• [Problem requirements]
Give the listing again character for character, but drop the images.

• [Provided material]
[Begin]
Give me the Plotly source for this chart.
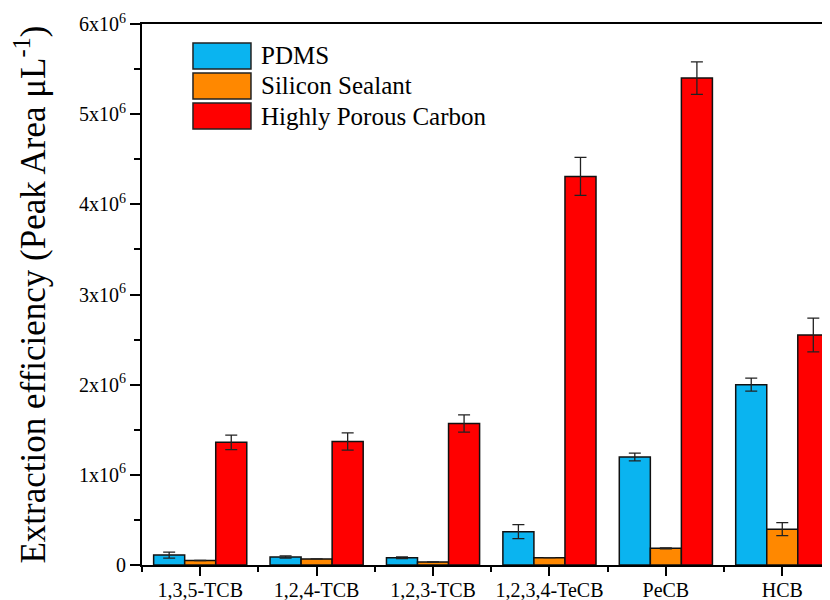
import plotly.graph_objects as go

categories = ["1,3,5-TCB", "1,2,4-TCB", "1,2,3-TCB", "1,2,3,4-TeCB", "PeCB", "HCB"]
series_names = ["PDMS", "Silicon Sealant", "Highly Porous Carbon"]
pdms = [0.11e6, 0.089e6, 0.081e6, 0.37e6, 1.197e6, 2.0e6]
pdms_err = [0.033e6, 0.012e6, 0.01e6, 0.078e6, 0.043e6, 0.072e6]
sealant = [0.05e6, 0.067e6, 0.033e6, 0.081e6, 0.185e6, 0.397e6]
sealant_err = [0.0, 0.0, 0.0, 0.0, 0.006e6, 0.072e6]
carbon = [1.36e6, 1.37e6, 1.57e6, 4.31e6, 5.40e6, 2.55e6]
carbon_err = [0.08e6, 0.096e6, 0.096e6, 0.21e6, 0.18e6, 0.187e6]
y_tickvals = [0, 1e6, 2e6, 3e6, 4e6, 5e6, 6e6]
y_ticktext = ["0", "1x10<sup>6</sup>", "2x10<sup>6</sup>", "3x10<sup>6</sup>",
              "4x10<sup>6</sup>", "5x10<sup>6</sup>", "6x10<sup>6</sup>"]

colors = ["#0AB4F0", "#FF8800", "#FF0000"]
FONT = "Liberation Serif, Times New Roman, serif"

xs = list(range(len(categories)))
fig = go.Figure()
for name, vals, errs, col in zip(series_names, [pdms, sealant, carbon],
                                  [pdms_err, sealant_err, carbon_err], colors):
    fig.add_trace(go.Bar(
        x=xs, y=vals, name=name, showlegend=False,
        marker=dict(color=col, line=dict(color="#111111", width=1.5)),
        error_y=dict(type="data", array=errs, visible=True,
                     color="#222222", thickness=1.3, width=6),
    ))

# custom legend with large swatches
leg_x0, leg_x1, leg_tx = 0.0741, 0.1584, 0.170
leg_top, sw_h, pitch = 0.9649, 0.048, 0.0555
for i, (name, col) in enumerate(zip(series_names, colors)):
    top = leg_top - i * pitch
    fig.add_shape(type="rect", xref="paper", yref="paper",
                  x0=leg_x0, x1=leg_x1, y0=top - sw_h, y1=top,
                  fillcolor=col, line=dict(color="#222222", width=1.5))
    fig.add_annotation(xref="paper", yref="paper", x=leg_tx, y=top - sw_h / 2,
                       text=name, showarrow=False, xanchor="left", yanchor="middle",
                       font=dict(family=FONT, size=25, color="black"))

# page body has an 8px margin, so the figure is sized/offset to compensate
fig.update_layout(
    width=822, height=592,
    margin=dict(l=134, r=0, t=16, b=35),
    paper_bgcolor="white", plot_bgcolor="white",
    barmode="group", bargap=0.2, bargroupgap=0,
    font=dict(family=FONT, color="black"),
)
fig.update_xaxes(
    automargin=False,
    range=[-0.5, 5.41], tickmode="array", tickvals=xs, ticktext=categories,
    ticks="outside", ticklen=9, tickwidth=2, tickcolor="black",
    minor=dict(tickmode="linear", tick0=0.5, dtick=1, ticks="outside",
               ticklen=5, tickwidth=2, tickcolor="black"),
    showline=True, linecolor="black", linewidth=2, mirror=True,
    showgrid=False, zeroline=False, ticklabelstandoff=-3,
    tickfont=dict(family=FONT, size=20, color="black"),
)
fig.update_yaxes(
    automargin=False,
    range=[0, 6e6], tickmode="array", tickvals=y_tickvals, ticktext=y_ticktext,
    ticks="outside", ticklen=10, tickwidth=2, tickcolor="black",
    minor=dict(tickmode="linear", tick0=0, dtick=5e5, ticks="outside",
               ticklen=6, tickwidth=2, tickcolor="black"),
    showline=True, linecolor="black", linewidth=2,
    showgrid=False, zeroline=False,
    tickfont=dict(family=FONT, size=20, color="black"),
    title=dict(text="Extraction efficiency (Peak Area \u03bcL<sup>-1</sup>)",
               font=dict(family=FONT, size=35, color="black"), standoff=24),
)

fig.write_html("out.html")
[End]
• [Solution to this exercise]
Give me the Plotly source for this chart.
import plotly.graph_objects as go

categories = ["1,3,5-TCB", "1,2,4-TCB", "1,2,3-TCB", "1,2,3,4-TeCB", "PeCB", "HCB"]
series_names = ["PDMS", "Silicon Sealant", "Highly Porous Carbon"]
pdms = [0.11e6, 0.089e6, 0.081e6, 0.37e6, 1.197e6, 2.0e6]
pdms_err = [0.033e6, 0.012e6, 0.01e6, 0.078e6, 0.043e6, 0.072e6]
sealant = [0.05e6, 0.067e6, 0.033e6, 0.081e6, 0.185e6, 0.397e6]
sealant_err = [0.0, 0.0, 0.0, 0.0, 0.006e6, 0.072e6]
carbon = [1.36e6, 1.37e6, 1.57e6, 4.31e6, 5.40e6, 2.55e6]
carbon_err = [0.08e6, 0.096e6, 0.096e6, 0.21e6, 0.18e6, 0.187e6]
y_tickvals = [0, 1e6, 2e6, 3e6, 4e6, 5e6, 6e6]
y_ticktext = ["0", "1x10<sup>6</sup>", "2x10<sup>6</sup>", "3x10<sup>6</sup>",
              "4x10<sup>6</sup>", "5x10<sup>6</sup>", "6x10<sup>6</sup>"]

colors = ["#0AB4F0", "#FF8800", "#FF0000"]
FONT = "Liberation Serif, Times New Roman, serif"

xs = list(range(len(categories)))
fig = go.Figure()
for name, vals, errs, col in zip(series_names, [pdms, sealant, carbon],
                                  [pdms_err, sealant_err, carbon_err], colors):
    fig.add_trace(go.Bar(
        x=xs, y=vals, name=name, showlegend=False,
        marker=dict(color=col, line=dict(color="#111111", width=1.5)),
        error_y=dict(type="data", array=errs, visible=True,
                     color="#222222", thickness=1.3, width=6),
    ))

# custom legend with large swatches
leg_x0, leg_x1, leg_tx = 0.0741, 0.1584, 0.170
leg_top, sw_h, pitch = 0.9649, 0.048, 0.0555
for i, (name, col) in enumerate(zip(series_names, colors)):
    top = leg_top - i * pitch
    fig.add_shape(type="rect", xref="paper", yref="paper",
                  x0=leg_x0, x1=leg_x1, y0=top - sw_h, y1=top,
                  fillcolor=col, line=dict(color="#222222", width=1.5))
    fig.add_annotation(xref="paper", yref="paper", x=leg_tx, y=top - sw_h / 2,
                       text=name, showarrow=False, xanchor="left", yanchor="middle",
                       font=dict(family=FONT, size=25, color="black"))

# page body has an 8px margin, so the figure is sized/offset to compensate
fig.update_layout(
    width=822, height=592,
    margin=dict(l=134, r=0, t=16, b=35),
    paper_bgcolor="white", plot_bgcolor="white",
    barmode="group", bargap=0.2, bargroupgap=0,
    font=dict(family=FONT, color="black"),
)
fig.update_xaxes(
    automargin=False,
    range=[-0.5, 5.41], tickmode="array", tickvals=xs, ticktext=categories,
    ticks="outside", ticklen=9, tickwidth=2, tickcolor="black",
    minor=dict(tickmode="linear", tick0=0.5, dtick=1, ticks="outside",
               ticklen=5, tickwidth=2, tickcolor="black"),
    showline=True, linecolor="black", linewidth=2, mirror=True,
    showgrid=False, zeroline=False, ticklabelstandoff=-3,
    tickfont=dict(family=FONT, size=20, color="black"),
)
fig.update_yaxes(
    automargin=False,
    range=[0, 6e6], tickmode="array", tickvals=y_tickvals, ticktext=y_ticktext,
    ticks="outside", ticklen=10, tickwidth=2, tickcolor="black",
    minor=dict(tickmode="linear", tick0=0, dtick=5e5, ticks="outside",
               ticklen=6, tickwidth=2, tickcolor="black"),
    showline=True, linecolor="black", linewidth=2,
    showgrid=False, zeroline=False,
    tickfont=dict(family=FONT, size=20, color="black"),
    title=dict(text="Extraction efficiency (Peak Area \u03bcL<sup>-1</sup>)",
               font=dict(family=FONT, size=35, color="black"), standoff=24),
)

fig.write_html("out.html")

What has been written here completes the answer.